Bruxelles : quand le foulard était un symbole d'intégration
L'interdiction du port du voile refait surface sur la scène politique bruxelloise avec d'un côté une école forestoise (Athénée royal Andrée Thomas) qui décide d'interdire et de l'autre côté une future école molenbeekoise (Avicenne) désireuse justement d'accueillir les filles voilées disqualifiée politiquement avant même d'entamer sa première rentrée.
Dans ce contexte médiatique, il n'est peut-être pas inutile de rappeler que le foulard n'a pas toujours été synonyme d'endoctrinement, de repli identitaire ou de soumission. Au contraire, il y a un peu plus de 10 ans, une jeune femme voilée incarnait même le symbole de l'intégration et de la dignité. En effet, l'hebdomaire populaire bruxellois Vlan (22/01/97) annonce que "la Bruxelloise de l'année" 1996 a été élue et le journal n'hésite pas à titrer sur cette lauréate voilée en vantant ses mérites et ses qualités intellectuelles. Cette figure emblématique de l'époque n'est autre que Nabela Benaïssa, la soeur de la victime (Loubna), primée pour son courage dans cette lourde affaire de pédophilie ayant durablement bouleversée la société belge.

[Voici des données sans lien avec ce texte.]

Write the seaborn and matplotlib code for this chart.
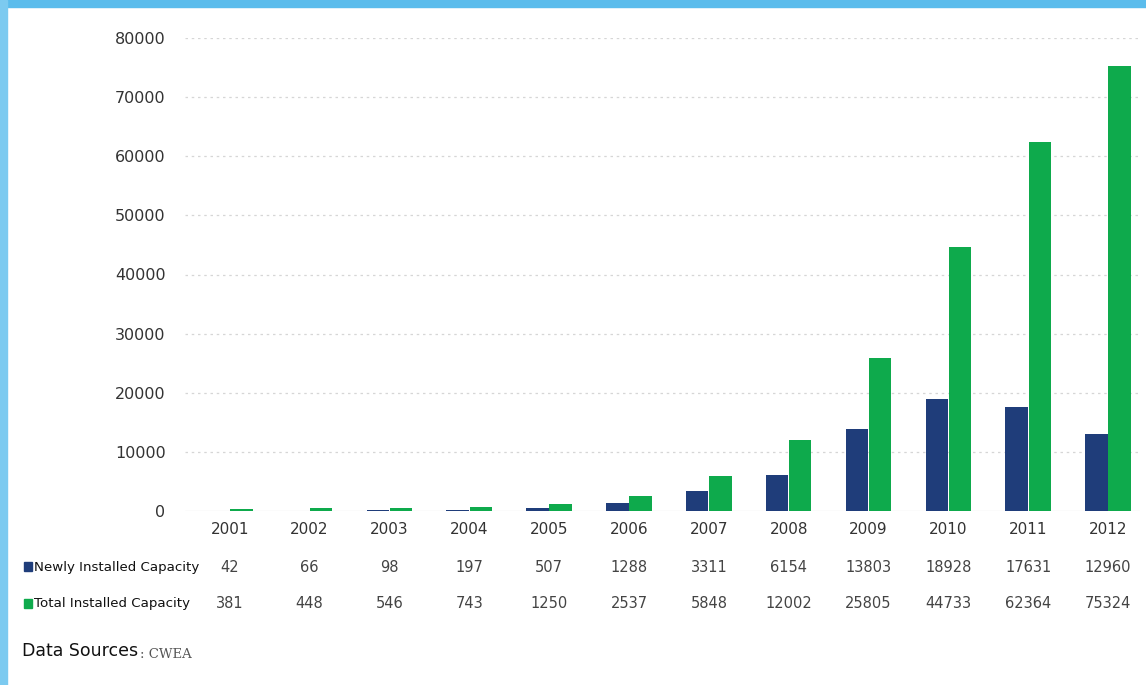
import numpy as np
import pandas as pd
import matplotlib
matplotlib.use("Agg")
import matplotlib.pyplot as plt
import matplotlib.transforms as mtransforms
from matplotlib.patches import Rectangle
import seaborn as sns

# ------------------------------------------------------------
# Dados (MW)
# ------------------------------------------------------------
years = ["2001", "2002", "2003", "2004", "2005", "2006",
         "2007", "2008", "2009", "2010", "2011", "2012"]
newly = [42, 66, 98, 197, 507, 1288, 3311, 6154, 13803, 18928, 17631, 12960]
total = [381, 448, 546, 743, 1250, 2537, 5848, 12002, 25805, 44733, 62364, 75324]
series_names = ["Newly Installed Capacity", "Total Installed Capacity"]
y_ticks = [0, 10000, 20000, 30000, 40000, 50000, 60000, 70000, 80000]
source_label = "Data Sources"
source_value = ": CWEA"

NAVY = "#1f3d7a"
GREEN = "#0eaa4c"

df = pd.DataFrame({
    "year": years * 2,
    "value": newly + total,
    "series": [series_names[0]] * len(years) + [series_names[1]] * len(years),
})

sns.set_theme(style="white")
plt.rcParams["font.family"] = ["DejaVu Sans"]

fig = plt.figure(figsize=(11.46, 6.85), dpi=100)
fig.patch.set_facecolor("white")

# moldura azul do slide (topo e lado esquerdo)
fig.patches.append(Rectangle((0, 1 - 7 / 685), 1, 7 / 685, transform=fig.transFigure,
                             color="#5bbcec", zorder=0))
fig.patches.append(Rectangle((0, 0), 7 / 1146, 1, transform=fig.transFigure,
                             color="#7ccaf0", zorder=0))

ax = fig.add_axes([185 / 1146, 1 - 511 / 685, (1140 - 185) / 1146, (511 - 38) / 685])

sns.barplot(data=df, x="year", y="value", hue="series",
            palette=[NAVY, GREEN], width=0.58, gap=0.03, ax=ax,
            legend=False, saturation=1, linewidth=0)

ax.set_xlim(-0.56, 11.4)
ax.set_ylim(0, 80000)
ax.set_yticks(y_ticks)
ax.set_yticklabels([str(t) for t in y_ticks], fontsize=11.5, color="#333333")
ax.tick_params(axis="y", pad=14, length=0)
ax.tick_params(axis="x", pad=8, length=0, labelsize=11, labelcolor="#333333")
ax.set_xlabel("")
ax.set_ylabel("")
for s in ax.spines.values():
    s.set_visible(False)
for t in y_ticks[1:]:
    ax.axhline(t, color="#d6d6d6", lw=0.9, ls=(0, (2, 3)), zorder=0)
ax.axhline(0, color="#bbbbbb", lw=0.8, zorder=0)

# ------------------------------------------------------------
# Tabela de dados abaixo do eixo
# ------------------------------------------------------------
trans = mtransforms.blended_transform_factory(ax.transData, fig.transFigure)
rows = [(newly, 1 - 567 / 685, NAVY, series_names[0]),
        (total, 1 - 604 / 685, GREEN, series_names[1])]
for vals, ypos, col, name in rows:
    for i, v in enumerate(vals):
        ax.text(i, ypos, str(v), transform=trans, ha="center", va="center",
                fontsize=10.5, color="#444444")
    fig.patches.append(Rectangle((24 / 1146, ypos - 4 / 685), 8 / 1146, 9 / 685,
                                 transform=fig.transFigure, color=col))
    fig.text(34 / 1146, ypos, name, ha="left", va="center", fontsize=9.6,
             color="#111111")

fig.text(22 / 1146, 1 - 651 / 685, source_label, ha="left", va="center",
         fontsize=12.5, color="#111111")
fig.text(140 / 1146, 1 - 655 / 685, source_value, ha="left", va="center",
         fontsize=9.5, color="#555555", family="DejaVu Serif")

fig.savefig("out.png", dpi=100)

Lors de la remise du prix, le ministre-président Charles Picqué (PS), que personne ne peut vraiment suspecter de sympathie envers l'islam, déclare à Nabela Benaïssa portant son traditionnel voile blanc : "Vous êtes aujourd'hui devenue un symbole, celui de l'intégration et de la coexistence des communautés". C'était possible il y a un peu plus de 10 ans en région bruxelloise ! Certes, depuis, la jeune femme (devenue avocate et ex-cabinettard PS) ne porte plus le foulard, elle a aussi le droit de changer d'avis et cela restera aussi son choix personnel, mais c'est bien avec son voile blanc qu'elle a reçu le prix de l'hebdomadaire bruxellois.
De l'autre côté de la frontière linguistique, j'avais également brièvement évoqué en décembre 2005 le choix de "Sainte Naïma" (Naïma Amzil) par un hebdomadaire flamand (conservateur en plus) qui octroyait le titre de "personnalité de l'année" à cette travailleuse musulmane flamande de l'entreprise Remmery victime de plusieurs lettres à caractère raciste et islamophobe émanant d'un groupuscule fasciste et séparatiste.
Dans une récentre chronique pour la Tribune de Bruxelles à propos du projet d'interdiction du voile par le gouvernement bruxellois, je suggérais déjà ironiquement "à madame “minder frans, meer Brigitte” Grouwels d’amender le règlement en question en précisant que l’administration bruxelloise est interdite tant aux femmes voilées qu’aux araignées et même aux Wisigoths, pour paraphraser le chef-d’œuvre cinématographique La Vita è Bella de Roberto Benigni. Et puis, si Brigitte veut vraiment promouvoir l’égalité des chances, la secrétaire d’Etat devrait également interdire le port de la barbe pour les fonctionnaires bruxellois. La barbe, ce symbole ostentatoire du fondamentalisme islamiste contraire à la neutralité de l’administration, non ?"
C'est d'autant plus vrai lorsqu'on croise certains conducteurs "très barbus" de la STIB beaucoup plus suspects de sympathies islamistes que les femmes voilées. D'ailleurs, j'avais également interpellé l'ex-président (Werner Daem, PS et ex-SP.A) de la Société des Transports Intercommunaux de Bruxelles sur cette mesure d'interdiction du voile assez sexiste. "Si la barbe posait problème, on pourrait également l’interdire. Mais je trouve qu’il faut d’abord un respect mutuel entre les différentes sensibilités. C’est le plus important…", m'avait déclaré très sérieusement Werner Daem.